### Task description:
Write every line out verbatim and omit the pictures.

**** Information shown

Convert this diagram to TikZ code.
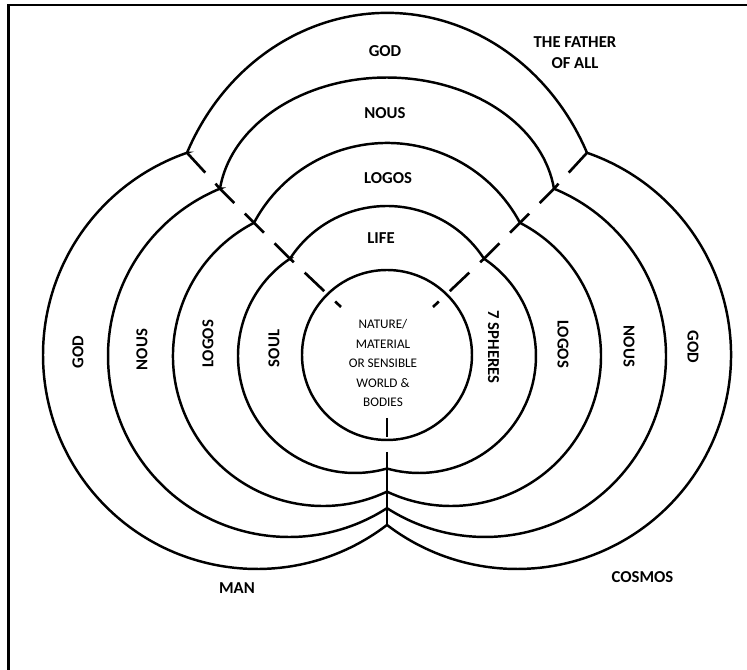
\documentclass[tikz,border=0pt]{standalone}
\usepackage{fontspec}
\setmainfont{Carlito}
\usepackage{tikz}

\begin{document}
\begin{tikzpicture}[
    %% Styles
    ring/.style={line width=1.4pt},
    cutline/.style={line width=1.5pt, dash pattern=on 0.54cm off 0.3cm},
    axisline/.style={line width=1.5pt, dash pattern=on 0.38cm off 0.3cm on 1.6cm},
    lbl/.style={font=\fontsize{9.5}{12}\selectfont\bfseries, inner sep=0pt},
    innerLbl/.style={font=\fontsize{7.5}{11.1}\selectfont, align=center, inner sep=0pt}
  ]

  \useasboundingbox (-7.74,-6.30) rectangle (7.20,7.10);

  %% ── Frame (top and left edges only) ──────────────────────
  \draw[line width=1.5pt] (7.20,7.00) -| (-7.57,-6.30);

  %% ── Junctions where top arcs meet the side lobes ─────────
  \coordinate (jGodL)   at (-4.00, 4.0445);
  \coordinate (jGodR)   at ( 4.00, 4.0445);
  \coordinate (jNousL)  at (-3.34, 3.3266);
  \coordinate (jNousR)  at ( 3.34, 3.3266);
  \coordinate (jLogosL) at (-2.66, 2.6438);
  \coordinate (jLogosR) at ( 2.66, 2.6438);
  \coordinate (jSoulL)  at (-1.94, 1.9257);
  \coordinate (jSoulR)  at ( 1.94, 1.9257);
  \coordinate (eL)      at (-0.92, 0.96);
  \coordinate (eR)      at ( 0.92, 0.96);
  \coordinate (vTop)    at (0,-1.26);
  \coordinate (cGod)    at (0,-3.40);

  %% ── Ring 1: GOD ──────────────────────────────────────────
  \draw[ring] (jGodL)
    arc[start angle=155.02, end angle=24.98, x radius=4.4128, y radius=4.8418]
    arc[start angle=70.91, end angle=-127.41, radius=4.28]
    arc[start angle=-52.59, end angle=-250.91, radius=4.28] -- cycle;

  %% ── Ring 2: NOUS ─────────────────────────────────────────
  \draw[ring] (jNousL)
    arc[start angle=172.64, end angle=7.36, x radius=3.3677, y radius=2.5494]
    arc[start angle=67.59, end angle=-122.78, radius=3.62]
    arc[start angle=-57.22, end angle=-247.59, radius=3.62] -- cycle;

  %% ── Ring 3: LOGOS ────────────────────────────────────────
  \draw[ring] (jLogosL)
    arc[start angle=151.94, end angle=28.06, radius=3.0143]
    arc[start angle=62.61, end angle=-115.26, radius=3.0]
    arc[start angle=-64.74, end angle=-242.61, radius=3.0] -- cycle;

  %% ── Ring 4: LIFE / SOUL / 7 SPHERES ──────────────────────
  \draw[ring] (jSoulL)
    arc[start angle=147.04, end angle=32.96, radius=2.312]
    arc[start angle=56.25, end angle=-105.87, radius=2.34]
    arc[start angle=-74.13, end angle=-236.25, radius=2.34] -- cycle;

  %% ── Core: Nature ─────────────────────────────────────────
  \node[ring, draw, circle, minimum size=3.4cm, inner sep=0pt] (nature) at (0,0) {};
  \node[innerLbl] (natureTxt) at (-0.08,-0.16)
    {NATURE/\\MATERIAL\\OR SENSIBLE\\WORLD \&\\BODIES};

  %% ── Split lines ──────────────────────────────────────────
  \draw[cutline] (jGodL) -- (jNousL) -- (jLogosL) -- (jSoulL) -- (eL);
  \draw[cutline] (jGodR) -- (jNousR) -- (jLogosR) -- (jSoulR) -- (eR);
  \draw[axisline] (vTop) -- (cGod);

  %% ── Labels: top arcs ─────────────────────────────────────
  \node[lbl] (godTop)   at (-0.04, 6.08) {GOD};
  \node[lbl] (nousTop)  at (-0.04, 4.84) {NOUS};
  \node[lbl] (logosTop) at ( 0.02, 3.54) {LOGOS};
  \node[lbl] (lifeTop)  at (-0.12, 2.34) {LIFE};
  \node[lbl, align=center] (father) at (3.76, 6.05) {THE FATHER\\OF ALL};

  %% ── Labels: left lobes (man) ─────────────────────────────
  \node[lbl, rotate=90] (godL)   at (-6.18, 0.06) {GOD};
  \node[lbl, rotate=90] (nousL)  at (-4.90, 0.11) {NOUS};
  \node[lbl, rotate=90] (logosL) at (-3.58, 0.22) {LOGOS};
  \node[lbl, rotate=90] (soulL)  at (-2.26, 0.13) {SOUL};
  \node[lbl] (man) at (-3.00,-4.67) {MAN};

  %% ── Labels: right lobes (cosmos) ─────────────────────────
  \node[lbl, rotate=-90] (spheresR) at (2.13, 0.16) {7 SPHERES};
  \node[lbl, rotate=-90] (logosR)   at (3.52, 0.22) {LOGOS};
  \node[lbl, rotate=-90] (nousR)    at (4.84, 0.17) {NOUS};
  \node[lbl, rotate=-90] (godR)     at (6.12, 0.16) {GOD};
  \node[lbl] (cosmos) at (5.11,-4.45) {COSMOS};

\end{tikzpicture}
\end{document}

********

### Exercise response:
Convert this diagram to TikZ code.
\documentclass[tikz,border=0pt]{standalone}
\usepackage{fontspec}
\setmainfont{Carlito}
\usepackage{tikz}

\begin{document}
\begin{tikzpicture}[
    %% Styles
    ring/.style={line width=1.4pt},
    cutline/.style={line width=1.5pt, dash pattern=on 0.54cm off 0.3cm},
    axisline/.style={line width=1.5pt, dash pattern=on 0.38cm off 0.3cm on 1.6cm},
    lbl/.style={font=\fontsize{9.5}{12}\selectfont\bfseries, inner sep=0pt},
    innerLbl/.style={font=\fontsize{7.5}{11.1}\selectfont, align=center, inner sep=0pt}
  ]

  \useasboundingbox (-7.74,-6.30) rectangle (7.20,7.10);

  %% ── Frame (top and left edges only) ──────────────────────
  \draw[line width=1.5pt] (7.20,7.00) -| (-7.57,-6.30);

  %% ── Junctions where top arcs meet the side lobes ─────────
  \coordinate (jGodL)   at (-4.00, 4.0445);
  \coordinate (jGodR)   at ( 4.00, 4.0445);
  \coordinate (jNousL)  at (-3.34, 3.3266);
  \coordinate (jNousR)  at ( 3.34, 3.3266);
  \coordinate (jLogosL) at (-2.66, 2.6438);
  \coordinate (jLogosR) at ( 2.66, 2.6438);
  \coordinate (jSoulL)  at (-1.94, 1.9257);
  \coordinate (jSoulR)  at ( 1.94, 1.9257);
  \coordinate (eL)      at (-0.92, 0.96);
  \coordinate (eR)      at ( 0.92, 0.96);
  \coordinate (vTop)    at (0,-1.26);
  \coordinate (cGod)    at (0,-3.40);

  %% ── Ring 1: GOD ──────────────────────────────────────────
  \draw[ring] (jGodL)
    arc[start angle=155.02, end angle=24.98, x radius=4.4128, y radius=4.8418]
    arc[start angle=70.91, end angle=-127.41, radius=4.28]
    arc[start angle=-52.59, end angle=-250.91, radius=4.28] -- cycle;

  %% ── Ring 2: NOUS ─────────────────────────────────────────
  \draw[ring] (jNousL)
    arc[start angle=172.64, end angle=7.36, x radius=3.3677, y radius=2.5494]
    arc[start angle=67.59, end angle=-122.78, radius=3.62]
    arc[start angle=-57.22, end angle=-247.59, radius=3.62] -- cycle;

  %% ── Ring 3: LOGOS ────────────────────────────────────────
  \draw[ring] (jLogosL)
    arc[start angle=151.94, end angle=28.06, radius=3.0143]
    arc[start angle=62.61, end angle=-115.26, radius=3.0]
    arc[start angle=-64.74, end angle=-242.61, radius=3.0] -- cycle;

  %% ── Ring 4: LIFE / SOUL / 7 SPHERES ──────────────────────
  \draw[ring] (jSoulL)
    arc[start angle=147.04, end angle=32.96, radius=2.312]
    arc[start angle=56.25, end angle=-105.87, radius=2.34]
    arc[start angle=-74.13, end angle=-236.25, radius=2.34] -- cycle;

  %% ── Core: Nature ─────────────────────────────────────────
  \node[ring, draw, circle, minimum size=3.4cm, inner sep=0pt] (nature) at (0,0) {};
  \node[innerLbl] (natureTxt) at (-0.08,-0.16)
    {NATURE/\\MATERIAL\\OR SENSIBLE\\WORLD \&\\BODIES};

  %% ── Split lines ──────────────────────────────────────────
  \draw[cutline] (jGodL) -- (jNousL) -- (jLogosL) -- (jSoulL) -- (eL);
  \draw[cutline] (jGodR) -- (jNousR) -- (jLogosR) -- (jSoulR) -- (eR);
  \draw[axisline] (vTop) -- (cGod);

  %% ── Labels: top arcs ─────────────────────────────────────
  \node[lbl] (godTop)   at (-0.04, 6.08) {GOD};
  \node[lbl] (nousTop)  at (-0.04, 4.84) {NOUS};
  \node[lbl] (logosTop) at ( 0.02, 3.54) {LOGOS};
  \node[lbl] (lifeTop)  at (-0.12, 2.34) {LIFE};
  \node[lbl, align=center] (father) at (3.76, 6.05) {THE FATHER\\OF ALL};

  %% ── Labels: left lobes (man) ─────────────────────────────
  \node[lbl, rotate=90] (godL)   at (-6.18, 0.06) {GOD};
  \node[lbl, rotate=90] (nousL)  at (-4.90, 0.11) {NOUS};
  \node[lbl, rotate=90] (logosL) at (-3.58, 0.22) {LOGOS};
  \node[lbl, rotate=90] (soulL)  at (-2.26, 0.13) {SOUL};
  \node[lbl] (man) at (-3.00,-4.67) {MAN};

  %% ── Labels: right lobes (cosmos) ─────────────────────────
  \node[lbl, rotate=-90] (spheresR) at (2.13, 0.16) {7 SPHERES};
  \node[lbl, rotate=-90] (logosR)   at (3.52, 0.22) {LOGOS};
  \node[lbl, rotate=-90] (nousR)    at (4.84, 0.17) {NOUS};
  \node[lbl, rotate=-90] (godR)     at (6.12, 0.16) {GOD};
  \node[lbl] (cosmos) at (5.11,-4.45) {COSMOS};

\end{tikzpicture}
\end{document}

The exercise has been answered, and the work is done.